Only 8% of potential Conservative voters said carbon pricing made them less likely to vote for the party — 21% said more likely

Despite what some pundits might be saying, Erin O’Toole and the Conservative Party of Canada didn’t lose votes as a result of including carbon pricing in the party’s 2021 election climate plan. That’s according to the results of a national exit poll released today by Leger and Clean Prosperity.

Among potential Conservative voters — those who considered voting Conservative in the 2021 federal election, but ended up choosing another party — only 8% said that carbon pricing made them less likely to vote for the party. In contrast, 21% said that the Conservative Party’s carbon pricing policy made them more likely to vote Conservative.

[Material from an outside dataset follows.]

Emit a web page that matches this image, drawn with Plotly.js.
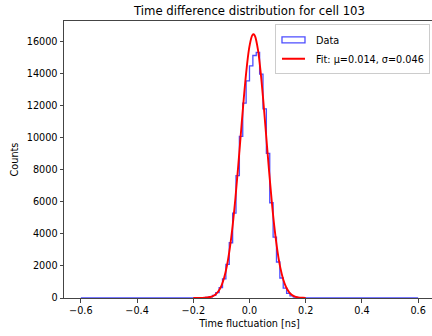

The Conservative climate plan also didn’t drive voters to the People’s Party of Canada (PPC). None of the PPC voters in the poll mentioned climate change or carbon taxes when asked the main reason they voted PPC.

“If there’s one takeaway from our poll, it’s that rejecting carbon pricing would hurt the Conservative Party a lot more than it would help them.”

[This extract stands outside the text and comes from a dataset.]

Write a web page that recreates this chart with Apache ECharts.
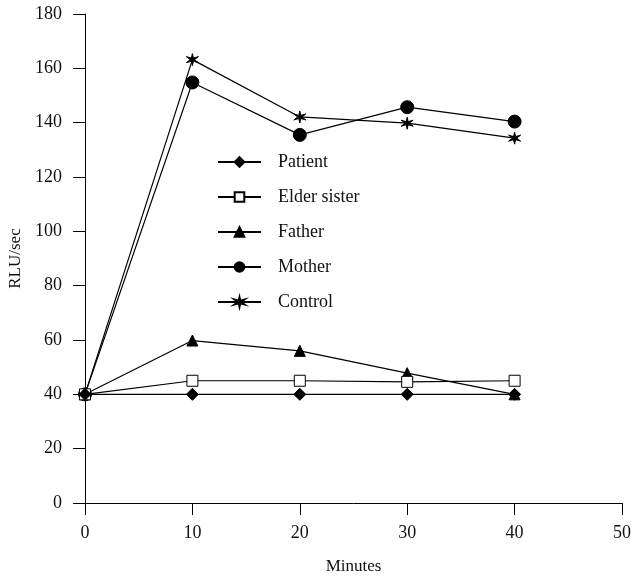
<!DOCTYPE html>
<html>
<head>
<meta charset="utf-8">
<script src="https://cdn.jsdelivr.net/npm/echarts@6/dist/echarts.min.js"></script>
<style>
  html, body { margin: 0; padding: 0; background: #fff; }
  #chart { width: 631px; height: 580px; }
</style>
</head>
<body>
<div id="chart"></div>
<script>
// time points (minutes)
var minutes = [0, 10, 20, 30, 40];
// RLU/sec values
var patient = [40, 40, 40, 40, 40];
var elderSister = [40, 45, 45, 44.6, 45];
var father = [40, 59.8, 56, 47.8, 40];
var mother = [40, 154.8, 135.5, 145.7, 140.4];
var control = [40, 163.2, 142.1, 139.8, 134.3];

var seriesNames = ['Patient', 'Elder sister', 'Father', 'Mother', 'Control'];

// six pointed star for Control
var star = 'path://M10 0L11.5 7.4L18.66 5L13 10L18.66 15L11.5 12.6L10 20L8.5 12.6L1.34 15L7 10L1.34 5L8.5 7.4Z';

function pairs(vals) {
    return minutes.map(function (m, i) { return [m, vals[i]]; });
}

function mkSeries(name, vals, symbol, size, fill, z) {
    return {
        name: name,
        type: 'line',
        data: pairs(vals),
        symbol: symbol,
        symbolSize: size,
        showAllSymbol: true,
        z: z,
        lineStyle: { color: '#000', width: 1.2 },
        itemStyle: { color: fill, borderColor: '#000', borderWidth: 1 },
        emphasis: { disabled: true },
        animation: false
    };
}

var font = 'Liberation Serif';

var option = {
    backgroundColor: '#fff',
    animation: false,
    grid: { left: 85, right: 9, top: 14, bottom: 77, outerBoundsMode: 'none', containLabel: false },
    legend: {
        orient: 'vertical',
        left: 217,
        top: 153,
        padding: 0,
        itemWidth: 43,
        itemHeight: 12,
        itemGap: 17,
        data: seriesNames,
        textStyle: { fontFamily: font, fontSize: 18, color: '#111', padding: [0, 0, 0, 12] }
    },
    xAxis: {
        type: 'value',
        min: 0, max: 50, interval: 10,
        name: 'Minutes',
        nameLocation: 'middle',
        nameGap: 55,
        nameTextStyle: { fontFamily: font, fontSize: 17, color: '#111' },
        axisLine: { show: true, onZero: false, lineStyle: { color: '#000', width: 1 } },
        axisTick: { show: true, inside: false, length: 12, lineStyle: { color: '#000' } },
        axisLabel: { fontFamily: font, fontSize: 18, color: '#111', margin: 21 },
        splitLine: { show: false }
    },
    yAxis: {
        type: 'value',
        min: 0, max: 180, interval: 20,
        name: 'RLU/sec',
        nameLocation: 'middle',
        nameGap: 57,
        nameTextStyle: { fontFamily: font, fontSize: 17, color: '#111' },
        axisLine: { show: true, lineStyle: { color: '#000', width: 1 } },
        axisTick: { show: true, inside: false, length: 12, lineStyle: { color: '#000' } },
        axisLabel: { fontFamily: font, fontSize: 18, color: '#111', margin: 23 },
        splitLine: { show: false }
    },
    series: [
        mkSeries('Patient', patient, 'diamond', 12, '#000', 5),
        mkSeries('Elder sister', elderSister, 'rect', 11, '#fff', 4),
        mkSeries('Father', father, 'triangle', 11, '#000', 3),
        mkSeries('Mother', mother, 'circle', 13, '#000', 2),
        mkSeries('Control', control, star, 12, '#000', 1)
    ]
};

var myChart = echarts.init(document.getElementById('chart'), null, { renderer: 'canvas' });
myChart.setOption(option);
</script>
</body>
</html>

Clean Prosperity Executive Director Michael Bernstein

If anything, carbon pricing may have helped Mr. O’Toole by demonstrating that he was serious about climate change. A full 58% of voters said they can’t vote for a party without a strong climate plan, and carbon pricing signals to voters that a party’s plan is credible. Sixty-seven percent of voters said carbon pricing should be a priority in a credible climate plan.

Voters also believe the Conservative party should continue to strengthen their climate plan: 52% of potential Conservative voters think the party should do more on climate, while only 5% think it should do less.

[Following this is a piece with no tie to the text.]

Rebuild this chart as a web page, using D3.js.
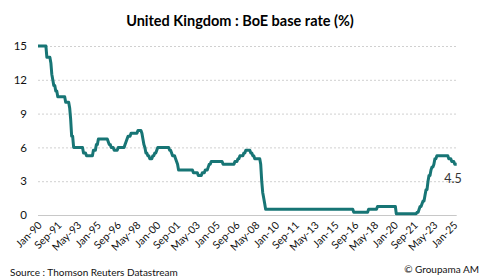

“As the Tories do a post-mortem on their election climate platform, they should listen to what voters are telling them: build an even stronger climate plan, with a price on carbon at the core,” said Clean Prosperity Executive Director Michael Bernstein.

“If there’s one takeaway from our poll, it’s that rejecting carbon pricing would hurt the Conservative Party a lot more than it would help them.”

Leger conducted an online poll of 2,337 respondents drawn from its national research panel, from 21 to 23 September 2021. Technically, a margin of error should not be associated with a non-probability sample in a panel survey. For comparison purposes, a probability sample of this size would have a margin of error ±2.0%, 19 times out of 20.

Key findings from the poll

  • 58% of all voters said they can’t vote for a party without a credible climate plan.
  • 67% of voters — including the same percentage of potential Conservative voters — said that a carbon tax is a priority in a credible climate plan.
  • 21% of potential Conservative voters said that the Conservative carbon pricing policy made them more likely to vote Conservative, vs. 8% who said less likely.
  • 52% of potential Conservative voters think the party should do more on climate, vs. 5% who think it should do less.